После статьи руководство деканата МГУ по работе с иностранцами не могло не отчислить Лизу с курсов, и вскоре она уехала за рубеж. И тут среди слушателей пополз слушок, который, может быть, и объяснял некоторые моменты в поведении моей «приятельницы». Несколько человек утверждали, что Лиза пользовалась наркотиками. Проверить эти слухи не было возможности, да теперь и не имело смысла…
Так и завершилось это дело — въезд в СССР Лизе закрыли, да и вряд ли у нее возникло бы желание возвращаться сюда. Я был уверен, что никаких противодействий не последует — по тем временам Лиза отделалась легко, а кипа исписанных ею листов с различными данными была надежной гарантией, что она будет держать рот закрытым…

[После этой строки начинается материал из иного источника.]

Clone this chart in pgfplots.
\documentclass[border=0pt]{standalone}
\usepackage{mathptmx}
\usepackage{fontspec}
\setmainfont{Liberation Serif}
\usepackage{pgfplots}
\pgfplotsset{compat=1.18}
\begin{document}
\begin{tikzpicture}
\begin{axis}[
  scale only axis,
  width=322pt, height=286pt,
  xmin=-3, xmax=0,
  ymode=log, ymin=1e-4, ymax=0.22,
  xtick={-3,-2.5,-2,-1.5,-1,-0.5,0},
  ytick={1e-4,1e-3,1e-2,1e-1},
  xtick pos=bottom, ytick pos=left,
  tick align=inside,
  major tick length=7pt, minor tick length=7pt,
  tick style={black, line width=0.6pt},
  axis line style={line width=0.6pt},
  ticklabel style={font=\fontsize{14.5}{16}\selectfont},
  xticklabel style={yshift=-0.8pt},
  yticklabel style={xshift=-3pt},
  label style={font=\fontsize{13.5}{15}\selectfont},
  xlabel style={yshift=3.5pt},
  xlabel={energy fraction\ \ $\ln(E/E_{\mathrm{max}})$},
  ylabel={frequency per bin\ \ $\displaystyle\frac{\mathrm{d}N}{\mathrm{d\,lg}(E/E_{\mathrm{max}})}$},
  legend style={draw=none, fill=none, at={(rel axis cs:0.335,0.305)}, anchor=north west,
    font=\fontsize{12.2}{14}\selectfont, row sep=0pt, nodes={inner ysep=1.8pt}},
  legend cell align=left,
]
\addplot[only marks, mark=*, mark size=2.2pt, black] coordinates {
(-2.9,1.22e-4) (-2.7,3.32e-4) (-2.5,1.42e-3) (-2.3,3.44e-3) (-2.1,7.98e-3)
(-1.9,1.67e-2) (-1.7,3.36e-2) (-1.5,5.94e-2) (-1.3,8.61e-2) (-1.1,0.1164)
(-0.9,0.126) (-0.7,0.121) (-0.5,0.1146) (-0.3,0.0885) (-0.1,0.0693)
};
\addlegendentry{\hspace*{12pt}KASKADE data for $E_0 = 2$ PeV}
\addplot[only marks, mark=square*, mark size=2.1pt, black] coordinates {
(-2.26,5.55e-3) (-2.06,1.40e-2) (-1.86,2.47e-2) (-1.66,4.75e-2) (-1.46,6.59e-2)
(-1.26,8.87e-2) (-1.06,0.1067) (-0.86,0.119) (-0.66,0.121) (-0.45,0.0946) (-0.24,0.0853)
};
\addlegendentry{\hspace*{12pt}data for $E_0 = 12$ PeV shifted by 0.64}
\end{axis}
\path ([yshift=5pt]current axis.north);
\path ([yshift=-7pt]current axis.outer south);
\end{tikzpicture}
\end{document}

На учебу в Англию? Да, именно. По соглашению с Британским советом ежегодно группа лучших студентов, изучавших английский язык в различных «языковых» вузах СССР, направлялась на стажировку в Англию. Обычно оперработники, внедрявшиеся в такие группы, ездили в качестве «дядек», заместителей руководителей групп, руководителями были преподаватели, а иногда и деканы из тех же вузов. Постольку поскольку я по возрасту еще подходил в студенты, да и образование — МГПИИЯ — позволяло, Лебедев и придумал «крышу» студента, как самую надежную и естественную. В Академии педагогических наук, куда меня привел сотрудник, курировавший ее, меня встретили любезно и снабдили списком студентов, отобранных для поездки. Я принялся за «домашнее задание».

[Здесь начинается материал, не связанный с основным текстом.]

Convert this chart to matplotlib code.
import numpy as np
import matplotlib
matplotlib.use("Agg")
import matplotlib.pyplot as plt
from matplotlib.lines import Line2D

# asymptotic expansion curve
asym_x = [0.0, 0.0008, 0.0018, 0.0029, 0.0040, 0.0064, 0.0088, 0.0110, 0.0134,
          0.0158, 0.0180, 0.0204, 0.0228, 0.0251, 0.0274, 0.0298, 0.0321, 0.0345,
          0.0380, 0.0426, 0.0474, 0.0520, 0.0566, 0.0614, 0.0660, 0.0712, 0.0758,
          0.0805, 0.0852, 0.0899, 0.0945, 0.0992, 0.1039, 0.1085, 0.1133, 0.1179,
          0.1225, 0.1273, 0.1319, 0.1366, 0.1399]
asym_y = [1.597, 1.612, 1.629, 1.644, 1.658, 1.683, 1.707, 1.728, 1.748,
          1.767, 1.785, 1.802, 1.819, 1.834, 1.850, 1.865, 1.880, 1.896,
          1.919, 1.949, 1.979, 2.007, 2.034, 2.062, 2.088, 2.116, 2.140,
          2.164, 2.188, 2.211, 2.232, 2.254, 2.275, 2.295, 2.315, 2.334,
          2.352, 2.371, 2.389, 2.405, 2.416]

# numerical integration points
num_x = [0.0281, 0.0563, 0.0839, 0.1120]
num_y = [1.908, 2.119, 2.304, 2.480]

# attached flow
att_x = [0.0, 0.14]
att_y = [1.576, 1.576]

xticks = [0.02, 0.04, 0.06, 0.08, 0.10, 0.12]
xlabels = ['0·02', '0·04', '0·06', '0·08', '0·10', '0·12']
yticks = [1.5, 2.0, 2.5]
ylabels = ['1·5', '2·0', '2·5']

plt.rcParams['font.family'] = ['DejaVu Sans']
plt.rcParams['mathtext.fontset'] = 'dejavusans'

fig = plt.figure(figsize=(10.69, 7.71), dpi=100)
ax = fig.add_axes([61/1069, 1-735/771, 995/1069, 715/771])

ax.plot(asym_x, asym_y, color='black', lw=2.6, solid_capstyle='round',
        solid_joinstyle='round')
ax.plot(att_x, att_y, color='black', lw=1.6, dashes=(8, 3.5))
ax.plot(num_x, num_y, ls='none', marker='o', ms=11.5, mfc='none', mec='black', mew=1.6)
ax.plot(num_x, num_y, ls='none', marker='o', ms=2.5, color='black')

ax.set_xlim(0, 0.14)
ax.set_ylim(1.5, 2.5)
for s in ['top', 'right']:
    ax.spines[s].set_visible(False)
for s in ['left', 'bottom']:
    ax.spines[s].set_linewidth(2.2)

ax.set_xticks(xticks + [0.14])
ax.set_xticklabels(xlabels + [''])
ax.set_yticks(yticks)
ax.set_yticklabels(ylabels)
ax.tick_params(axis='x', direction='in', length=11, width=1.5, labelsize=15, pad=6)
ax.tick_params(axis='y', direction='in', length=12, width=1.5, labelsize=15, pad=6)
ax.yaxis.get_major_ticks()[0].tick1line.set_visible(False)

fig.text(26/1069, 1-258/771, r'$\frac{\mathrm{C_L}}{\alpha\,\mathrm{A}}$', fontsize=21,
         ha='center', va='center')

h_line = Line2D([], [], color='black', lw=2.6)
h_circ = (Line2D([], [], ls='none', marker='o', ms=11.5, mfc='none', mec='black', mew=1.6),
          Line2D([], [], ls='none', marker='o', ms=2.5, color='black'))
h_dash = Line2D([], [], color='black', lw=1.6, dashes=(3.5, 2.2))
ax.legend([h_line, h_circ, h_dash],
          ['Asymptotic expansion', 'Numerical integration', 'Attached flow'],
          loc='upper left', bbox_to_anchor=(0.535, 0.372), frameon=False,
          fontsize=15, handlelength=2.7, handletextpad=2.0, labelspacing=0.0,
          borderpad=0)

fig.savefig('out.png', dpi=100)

Я связался со всеми органами КГБ, на территории которых находились вузы, посылавшие своих студентов в поездку, и вежливо, но твердо попросил проверить всех направлявшихся в Англию, выяснить, не связан ли кто-нибудь с нами, а если нет — установить по возможности оперативный контакт на предмет его развития в Москве (все участники поездки за несколько дней до отъезда собирались здесь).

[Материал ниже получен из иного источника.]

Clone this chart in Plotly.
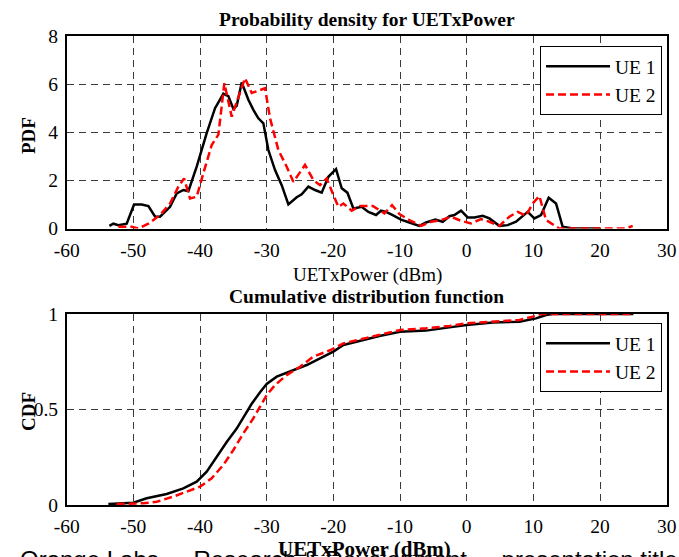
import plotly.graph_objects as go

# ---- data ----
pdf_ue1_x = [-53.6, -53, -52.25, -51, -49.9, -48.75, -47.75, -46.75, -46, -44.5, -43.5, -42.5, -41.75,
             -40.5, -39, -37.75, -36.5, -35.75, -35, -34.5, -33.75, -32.75, -32, -31.25, -30.5, -29.75,
             -28.75, -27.75, -26.75, -25.5, -24.75, -23.75, -22.75, -21.75, -20.75, -19.6, -18.75, -17.9,
             -17, -15.75, -14.75, -13.6, -12.85, -12.1, -11.1, -9.85, -8.6, -7.1, -6.1, -4.7, -3.6, -2.6,
             -1.85, -0.85, 0.15, 1.15, 2.4, 3.4, 4.9, 6.15, 7.4, 9.15, 10.15, 11.15, 12.3, 13.4, 14.4,
             15.9, 20]
pdf_ue1_y = [0.11, 0.2, 0.14, 0.2, 1.0, 1.0, 0.93, 0.5, 0.49, 0.9, 1.46, 1.6, 1.55, 2.57, 3.96, 5.0,
             5.6, 5.5, 4.97, 5.1, 6.07, 5.35, 4.93, 4.58, 4.37, 3.26, 2.43, 1.8, 1.0, 1.3, 1.42, 1.74,
             1.6, 1.49, 2.15, 2.47, 1.67, 1.49, 0.83, 0.9, 0.69, 0.56, 0.74, 0.69, 0.56, 0.37, 0.25,
             0.11, 0.25, 0.37, 0.28, 0.51, 0.56, 0.74, 0.46, 0.46, 0.53, 0.42, 0.11, 0.14, 0.28, 0.69,
             0.42, 0.56, 1.28, 1.04, 0.07, 0, 0]

pdf_ue2_x = [-52.25, -50.25, -49.25, -47.75, -46, -44.5, -43.25, -42.4, -41.5, -40.5, -39.5, -38.25,
             -37.25, -36.35, -35.25, -34.25, -33.25, -32.25, -30.25, -29.5, -28.25, -27, -26, -24.25,
             -23, -22, -21, -20, -19.25, -18.5, -17.25, -16, -14.1, -12.35, -11.2, -10.1, -8.6, -6.85,
             -5.35, -3.85, -2.35, -0.85, 0.65, 2.15, 3.4, 4.9, 6.4, 7.65, 8.9, 9.9, 10.9, 11.9, 13.9,
             23.9, 24.9]
pdf_ue2_y = [0.07, 0.07, 0, 0.2, 0.56, 1.04, 1.74, 2.08, 1.25, 1.32, 2.3, 3.47, 3.9, 6.04, 4.65, 5.49,
             6.25, 5.63, 5.83, 4.58, 3.26, 2.57, 1.94, 2.64, 2.01, 1.8, 2.08, 1.39, 0.9, 1.04, 0.74,
             0.94, 0.94, 0.63, 0.97, 0.6, 0.35, 0.11, 0.28, 0.35, 0.49, 0.32, 0.21, 0.39, 0.28, 0.11,
             0.49, 0.69, 0.53, 1.04, 1.35, 0.35, 0, 0, 0.11]

cdf_ue1_x = [-53.75, -50, -48, -45, -42.5, -40.5, -39, -37.5, -36, -34.5, -33.25, -32.25, -31, -30,
             -28.5, -26.5, -24, -22, -20, -18.5, -16, -13.1, -10, -6.1, -2.6, 0, 3.9, 7.9, 10.4, 11.9,
             12.9, 25]
cdf_ue1_y = [0.005, 0.012, 0.035, 0.058, 0.087, 0.122, 0.175, 0.253, 0.33, 0.40, 0.47, 0.53, 0.59,
             0.634, 0.672, 0.70, 0.733, 0.768, 0.803, 0.838, 0.86, 0.885, 0.907, 0.913, 0.93, 0.942,
             0.955, 0.96, 0.977, 0.995, 1.0, 1.0]

cdf_ue2_x = [-52.5, -48.5, -46.5, -44, -42, -40, -38.25, -36.5, -35, -33.5, -32, -31, -30, -28.75,
             -27, -25, -23, -20.5, -18.5, -16, -13.1, -10, -6.1, -2.6, 0, 3.9, 7.9, 9.9, 11.15, 24.9]
cdf_ue2_y = [0.005, 0.009, 0.017, 0.044, 0.07, 0.096, 0.14, 0.21, 0.288, 0.375, 0.454, 0.515, 0.576,
             0.628, 0.68, 0.724, 0.777, 0.81, 0.846, 0.867, 0.89, 0.916, 0.925, 0.937, 0.951, 0.96,
             0.969, 0.986, 1.0, 1.0]

series_names = ["UE 1", "UE 2"]
x_ticks = [-60, -50, -40, -30, -20, -10, 0, 10, 20, 30]
x_ticktext = ["-60", "-50", "-40", "-30", "-20", "-10", "0", "10", "20", "30"]
pdf_ticks = [0, 2, 4, 6, 8]
cdf_ticks = [0, 0.5, 1]
cdf_ticktext = ["0", "0.5", "1"]

W, H = 679, 557
SERIF = "Liberation Serif"

def px_x(p):
    return p / W

def px_y(p):
    return 1 - p / H

fig = go.Figure()
fig.add_trace(go.Scatter(x=pdf_ue1_x, y=pdf_ue1_y, mode="lines", name=series_names[0],
                         line=dict(color="black", width=2.5), xaxis="x", yaxis="y", legend="legend"))
fig.add_trace(go.Scatter(x=pdf_ue2_x, y=pdf_ue2_y, mode="lines", name=series_names[1],
                         line=dict(color="#ff0000", width=2.5, dash="8px,4px"), xaxis="x", yaxis="y",
                         legend="legend"))
fig.add_trace(go.Scatter(x=cdf_ue1_x, y=cdf_ue1_y, mode="lines", name=series_names[0],
                         line=dict(color="black", width=2.5), xaxis="x2", yaxis="y2", legend="legend2"))
fig.add_trace(go.Scatter(x=cdf_ue2_x, y=cdf_ue2_y, mode="lines", name=series_names[1],
                         line=dict(color="#ff0000", width=2.5, dash="8px,4px"), xaxis="x2", yaxis="y2",
                         legend="legend2"))

xdom = [px_x(66.7), px_x(666.7)]
axis_common = dict(showline=True, linecolor="black", linewidth=1.5, mirror=True, automargin=False,
                   showgrid=True, gridcolor="#3a3a3a", gridwidth=1, griddash="7px,5px",
                   zeroline=False, ticks="", tickfont=dict(family=SERIF, size=19.5, color="black"))

leg_common = dict(xanchor="right", yanchor="top", bgcolor="white", bordercolor="black", borderwidth=1,
                  font=dict(family=SERIF, size=19.5, color="black"), itemwidth=64, tracegroupgap=0)

fig.update_layout(
    width=W, height=H, margin=dict(l=0, r=0, t=0, b=0),
    paper_bgcolor="white", plot_bgcolor="white",
    xaxis=dict(domain=xdom, range=[-60, 30], tickvals=x_ticks, ticktext=x_ticktext, anchor="y",
               ticklabelstandoff=3, **axis_common),
    yaxis=dict(domain=[px_y(228.5), px_y(36)], range=[0, 8], tickvals=pdf_ticks, anchor="x",
               ticklabelstandoff=3, **axis_common),
    xaxis2=dict(domain=xdom, range=[-60, 30], tickvals=x_ticks, ticktext=x_ticktext, anchor="y2",
                ticklabelstandoff=3, **axis_common),
    yaxis2=dict(domain=[px_y(505), px_y(314)], range=[0, 1], tickvals=cdf_ticks, ticktext=cdf_ticktext,
                anchor="x2", ticklabelstandoff=3, **axis_common),
    legend=dict(x=px_x(662), y=px_y(46), **leg_common),
    legend2=dict(x=px_x(662), y=px_y(323), **leg_common),
    showlegend=True,
)

def note(text, x, y, size, bold=False, angle=0, family=SERIF, xanchor="center"):
    fig.add_annotation(text=f"<b>{text}</b>" if bold else text, x=px_x(x), y=px_y(y),
                       xref="paper", yref="paper", showarrow=False, textangle=angle,
                       xanchor=xanchor, yanchor="middle",
                       font=dict(family=family, size=size, color="black"))

note("Orange Labs  -  Research &amp; Development  -  presentation title", 18, 559, 24,
     family="Liberation Sans", xanchor="left")
note("Probability density for UETxPower", 367, 19, 19.5, bold=True)
note("UETxPower (dBm)", 367, 275, 19, bold=False)
note("Cumulative distribution function", 366, 296, 19.5, bold=True)
note("UETxPower (dBm)", 364, 549, 21, bold=True)
note("PDF", 28, 136, 19, bold=True, angle=-90)
note("CDF", 28, 412, 19, bold=True, angle=-90)

fig.write_html("out.html")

Дальше все пошло как в рассказе Зощенко. (Некто, отправлявшийся в отпуск, мобилизовал всех своих многочисленных друзей на приобретение железнодорожных билетов. Те упирались, доказывая, что купить билет не так уж и сложно, но уезжавший твердо шел дорогой блата и настаивал. Система сработала, как хорошо смазанный маузер, — к дню отъезда в его распоряжении был целый пассажирский вагон — все до единого друзья вручили ему по билету. Времени продавать их не было — отпускник ехал в вагоне один.)